Different purveyors of methodology place differing emphasis on different types of shopper learning. To us, its all about understanding clearly current changes in shopper behaviour. First, you need to know what shoppers are doing (how their choices are changing). Then you need to know why they are doing this. One without the other won’t get you to any worthwhile decision on strategy.
Keeping it simple, there are only few key “whats” – for example, the main ones are
- Shoppers are buying less of one thing and/or more of another
- They are buying less in one place and/or move somewhere else
- They are buying more over time, or less over time
Given shopper budgets (and calorie) requirements are relatively inelastic, “behaviour” surely is mostly about the way shoppers are making changes in choices among alternatives, the directions they are taking when faced with plenty of (often too many) options.
Now, equally simply (hopefully not simplistically) one needs to know why they are doing these things. Ie what’s driving their choices/decisions.

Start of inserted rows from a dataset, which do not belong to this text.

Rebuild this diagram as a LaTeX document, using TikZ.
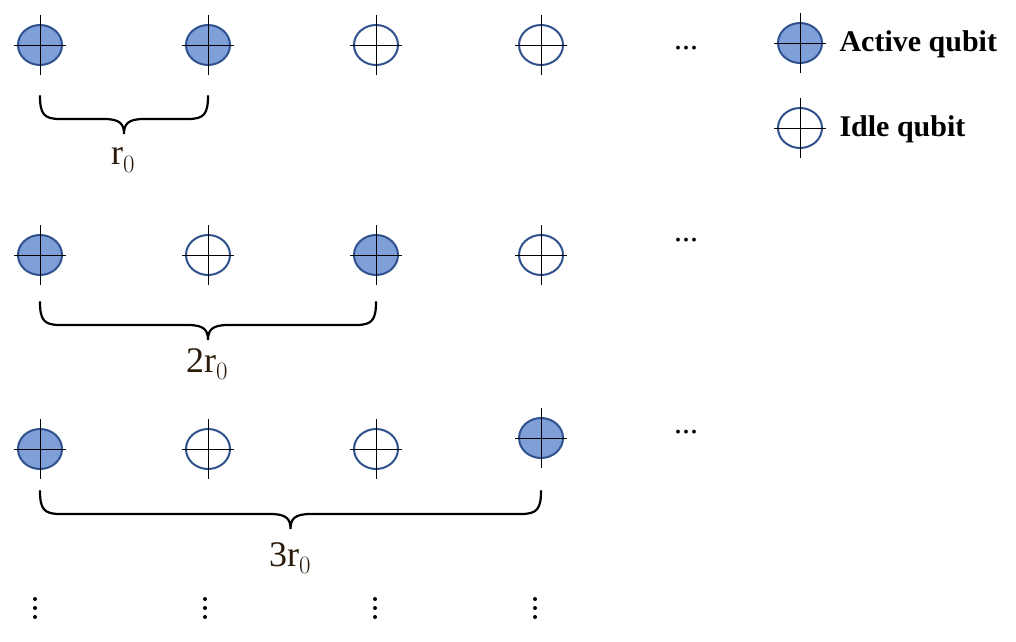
\documentclass[tikz,border=0pt]{standalone}
\usepackage{fontspec}
\setmainfont{Liberation Serif}
\usetikzlibrary{shapes.geometric}
\definecolor{qfill}{HTML}{7F9FD9}
\definecolor{qline}{HTML}{2F528F}
\definecolor{lbl}{HTML}{2A1A0A}
\begin{document}
\begin{tikzpicture}[x=1pt,y=-1pt,
  qubit/.style={draw=qline,line width=2pt,ellipse,minimum width=44pt,minimum height=40pt,inner sep=0pt},
  active/.style={qubit,fill=qfill},
  idle/.style={qubit,fill=white},
  brace/.style={line width=2.2pt,line cap=round},
  lab/.style={text=lbl,font=\fontsize{36}{36}\selectfont},
  hdots/.style={font=\fontsize{32}{32}\selectfont}]
\useasboundingbox (0,0) rectangle (1016,641);
\newcommand{\qb}[4]{%
  \node[#1] (#4) at (#2,#3) {};
  \draw[line width=1pt] (#2-26,#3) -- (#2+26,#3) (#2,#3-30) -- (#2,#3+30);}
\newcommand{\brc}[4]{% x1 x2 ytop name
  \coordinate (#4) at ({(#1+#2)/2},#3+38);
  \draw[brace] (#1,#3) .. controls (#1,#3+18) and (#1+4,#3+23) .. (#1+20,#3+23)
    -- ({(#1+#2)/2-20},#3+23) .. controls ({(#1+#2)/2-4},#3+23) and ({(#1+#2)/2},#3+28) .. (#4)
    .. controls ({(#1+#2)/2},#3+28) and ({(#1+#2)/2+4},#3+23) .. ({(#1+#2)/2+20},#3+23)
    -- (#2-20,#3+23) .. controls (#2-4,#3+23) and (#2,#3+18) .. (#2,#3);}
% row 1
\qb{active}{40}{45}{a1}\qb{active}{208}{45}{a2}\qb{idle}{376}{45}{a3}\qb{idle}{541}{45}{a4}
\node[hdots] (d1) at (686,48) {...};
\brc{40}{208}{96}{t1}
\node[lab] (l1) at (123,160) {r$_{\scriptstyle 0}$};
% row 2
\qb{active}{40}{255}{b1}\qb{idle}{208}{255}{b2}\qb{active}{376}{255}{b3}\qb{idle}{541}{255}{b4}
\node[hdots] (d2) at (686,240) {...};
\brc{40}{376}{302}{t2}
\node[lab] (l2) at (207,364) {2r$_{\scriptstyle 0}$};
% row 3
\qb{active}{40}{449}{c1}\qb{idle}{208}{449}{c2}\qb{idle}{376}{449}{c3}\qb{active}{541}{438}{c4}
\node[hdots] (d3) at (686,432) {...};
\brc{40}{541}{491}{t3}
\node[lab] (l3) at (290,558) {3r$_{\scriptstyle 0}$};
% vdots
\foreach \x/\n in {35/v1,205/v2,375/v3,535/v4}{
  \coordinate (\n) at (\x,608);
  \foreach \dy in {-9,0,9} \fill ([yshift=-\dy pt]\n) circle (2pt);}
% legend
\qb{active}{800}{43}{la}\qb{idle}{800}{128}{li}
\node[anchor=west,font=\bfseries\fontsize{30}{30}\selectfont] (ta) at (836,44) {Active qubit};
\node[anchor=west,font=\bfseries\fontsize{30}{30}\selectfont] (ti) at (836,129) {Idle qubit};
\end{tikzpicture}
\end{document}
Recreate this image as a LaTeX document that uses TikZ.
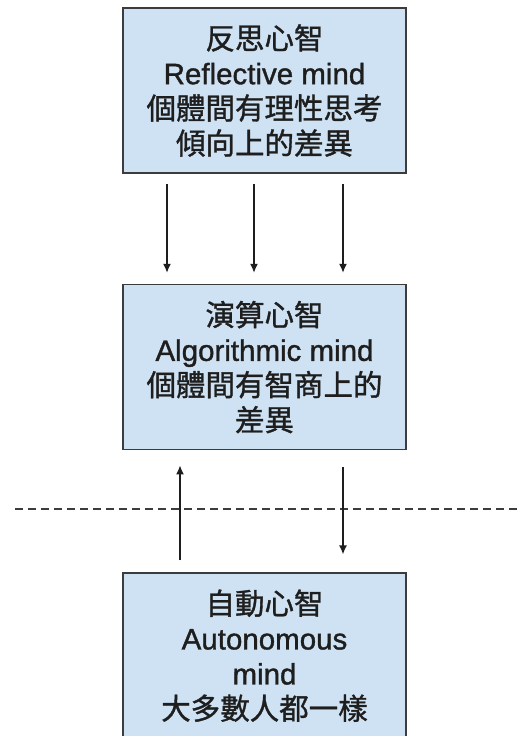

Here is our big four-hit list of generic potential causal factors:
- The alternative is better priced/better-perceived value for money
- The alternative is easier/quicker/more convenient
- The alternative is better/more suitable for their specific needs on that occasion
- The alternative was more visible/more available
- And finally, possibly, they simply did not notice/were unaware of the “better” alternative
Getting clear on these matters should end up with an insight that can be turned into a strategy. The trouble is all too often we get totally bogged down with the enormous amount of “what” data (Scan sales, panel, loyalty card etc) and never really get clear on the “why”. It’s one reason we introduced a systematic source of “why” data.